For its part, the Secret Service put out a statement from spokesperson Anthony Guglielmi: “While we regret any inconvenience this may have caused, the mayor was not allowed to enter the White House complex this evening. Unfortunately we are not able to comment further on the specific protective means and methods used to conduct our security operations at the White House.”
On how being on the watch list has affected him
Khairullah told Fadel that “the first time I started experiencing difficulties was when we were going on a trip to Istanbul, which we didn’t think [much] about. But when we returned from Istanbul, at JFK, the agents were there at the door and they still said, ‘Oh, you are being randomly selected.'”
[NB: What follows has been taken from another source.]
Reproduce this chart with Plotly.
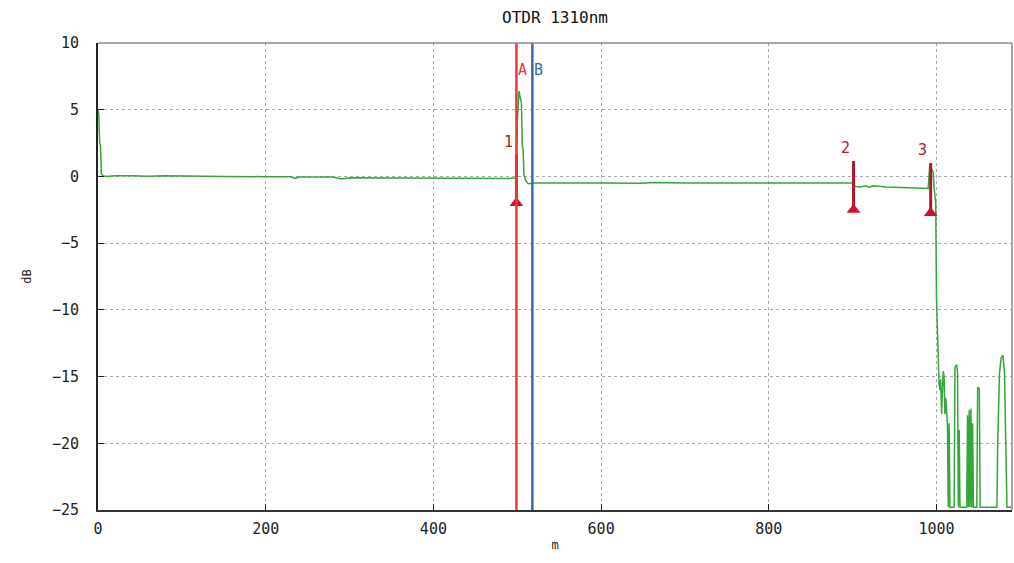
import plotly.graph_objects as go

# ---- data -------------------------------------------------------------
trace_x = [0, 1, 2, 3, 4, 6, 10, 20, 40, 60, 80, 100, 150, 200, 230, 235, 240,
           280, 290, 300, 350, 400, 450, 490, 497, 499, 500, 502, 504, 505, 506,
           507, 508, 510, 513, 520, 600, 650, 660, 680, 700, 800, 880, 900, 903,
           910, 915, 920, 925, 935, 940, 950, 960, 990, 992, 994, 996, 997, 999,
           1000, 1001, 1002, 1003, 1004, 1005, 1006, 1007, 1008, 1009, 1010, 1011,
           1012, 1013, 1014, 1015, 1016, 1017, 1021, 1022, 1024, 1025, 1026, 1027,
           1028, 1036, 1037, 1038, 1039, 1040, 1041, 1042, 1043, 1044, 1048, 1049,
           1051, 1052, 1072, 1073, 1075, 1077, 1079, 1081, 1084, 1090]
trace_db = [5.0, 4.6, 2.5, 2.3, 0.2, 0.05, 0.0, 0.05, 0.05, 0.02, 0.05, 0.02, 0.0,
            -0.02, -0.03, -0.15, -0.05, -0.05, -0.2, -0.1, -0.12, -0.15, -0.15,
            -0.15, -0.12, -0.1, 4.0, 6.4, 5.8, 5.5, 2.3, 2.0, 0.1, -0.3, -0.55,
            -0.5, -0.5, -0.52, -0.45, -0.5, -0.5, -0.5, -0.5, -0.5, -0.75, -0.8,
            -0.7, -0.8, -0.7, -0.8, -0.8, -0.82, -0.85, -0.9, 0.9, 0.6, 0.3, -0.8,
            -2.0, -9.2, -12.0, -13.0, -15.5, -16.0, -15.2, -17.8, -16.5, -14.6,
            -15.0, -17.8, -16.6, -18.2, -18.6, -24.8, -18.5, -24.8, -24.8, -24.8,
            -14.3, -14.1, -14.6, -24.8, -19.0, -24.8, -24.8, -17.9, -24.8, -17.5,
            -24.8, -17.4, -24.8, -18.5, -24.8, -24.8, -15.8, -15.9, -24.8, -24.8,
            -20.0, -14.8, -13.6, -13.4, -14.6, -24.8, -24.8]

cursor_x = [499, 518]
cursor_names = ["A", "B"]
cursor_colors = ["#e83a3a", "#3b66b5"]

event_x = [499, 901, 993]
event_labels = ["1", "2", "3"]
event_top = [1.6, 1.15, 1.0]
event_base = [-2.0, -2.5, -2.75]

x_ticks = [0, 200, 400, 600, 800, 1000]
y_ticks = [10, 5, 0, -5, -10, -15, -20, -25]

# ---- figure -----------------------------------------------------------
FONT = "DejaVu Sans Mono"
fig = go.Figure()

fig.add_trace(go.Scatter(x=trace_x, y=trace_db, mode="lines",
                         line=dict(color="#34a63a", width=1.5),
                         showlegend=False, hoverinfo="skip"))

# cursors
for cx, cname, ccol in zip(cursor_x, cursor_names, cursor_colors):
    fig.add_vline(x=cx, line=dict(color=ccol, width=2.5), layer="above")
    fig.add_annotation(x=cx, y=8.0, text=cname, showarrow=False, xshift=6,
                       font=dict(family=FONT, size=15, color=ccol))

# event markers
for ex, lab, top, base in zip(event_x, event_labels, event_top, event_base):
    fig.add_trace(go.Scatter(x=[ex, ex], y=[base, top], mode="lines",
                             line=dict(color="#b8142c", width=3),
                             showlegend=False, hoverinfo="skip"))
    fig.add_trace(go.Scatter(x=[ex], y=[base], mode="markers",
                             marker=dict(symbol="triangle-up", size=12,
                                         color="#d0102e"),
                             showlegend=False, hoverinfo="skip"))
    fig.add_annotation(x=ex, y=top, text=lab, showarrow=False, xshift=-8,
                       yshift=13, font=dict(family=FONT, size=15, color="#b8142c"))

# frame: top and right grey borders
fig.add_shape(type="line", xref="paper", yref="paper", x0=0, x1=1, y0=1, y1=1,
              line=dict(color="#8a8a8a", width=1.5))
fig.add_shape(type="line", xref="paper", yref="paper", x0=1, x1=1, y0=0, y1=1,
              line=dict(color="#8a8a8a", width=1.5))

fig.update_layout(
    width=1014, height=563,
    margin=dict(l=98, r=2, t=43, b=53, autoexpand=False),
    paper_bgcolor="white", plot_bgcolor="white",
    title=dict(text="OTDR 1310nm", x=0.5, xref="paper", y=1 - 17 / 563,
               yanchor="middle",
               font=dict(family=FONT, size=16, color="#111")),
    font=dict(family=FONT, size=14, color="#222"),
)
fig.update_xaxes(range=[0, 1090], tickvals=x_ticks, ticks="inside", ticklen=6,
                 tickcolor="#222", showline=True, linecolor="#333", linewidth=1.5,
                 showgrid=True, gridcolor="#a8a8a8", griddash="dot", gridwidth=1,
                 zeroline=False, ticklabelstandoff=4, automargin=False,
                 tickfont=dict(family=FONT, size=15, color="#222"),
                 title=dict(text="m", font=dict(family=FONT, size=12), standoff=4))
fig.update_yaxes(range=[-25, 10], tickvals=y_ticks, ticks="inside", ticklen=6,
                 tickcolor="#222", showline=True, linecolor="#222", linewidth=2,
                 showgrid=True, gridcolor="#a8a8a8", griddash="dot", gridwidth=1,
                 zeroline=False, ticklabelstandoff=14, automargin=False,
                 tickfont=dict(family=FONT, size=15, color="#222"),
                 title=dict(text="dB", font=dict(family=FONT, size=12), standoff=18))

fig.write_html("out.html", config={"displayModeBar": False},
               post_script="document.body.style.margin='0';"
                           "document.body.style.overflow='hidden';")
Khairullah said that he went with agents and he had to end the conversation, because the agent flat out asked him, “‘Did you meet any terrorists?’ As if the answer was going to be yes or no, to which I said, ‘listen, at this point I’m ending this conversation, I need a lawyer,'” he said.
“And obviously because of that, he said, ‘Do you understand? I’m going to take your phone. We’re going to strip search you.’ So, I’m like, do what you got to do, but this conversation is over.”
On what it’s like to be selected for a search at U.S. airports
Khairullah described to NPR how it feels to be searched at U.S. airports.
“It’s humiliating, to say the least,” he said. “I mean, I could tell you when I was coming back from Canada in 2021, I was detained and placed in a glass room and my toddler daughter would stand at the door asking me why she can’t be with me. And I’m being held there for about two or three hours. There’s no explanation. And how do you explain to a child that your government is detaining your dad for reasons that he can’t explain, that the government won’t explain? It’s just baffling. It’s in a country where we have institutions and we have a great constitution that protects the liberties of people to be targeted because of my name, ethnicity and religion is just unbelievable. And that’s basically what my crimes are.
“To be 100 percent randomly selected every single time I go to the airport is just not a coincidence,” he added.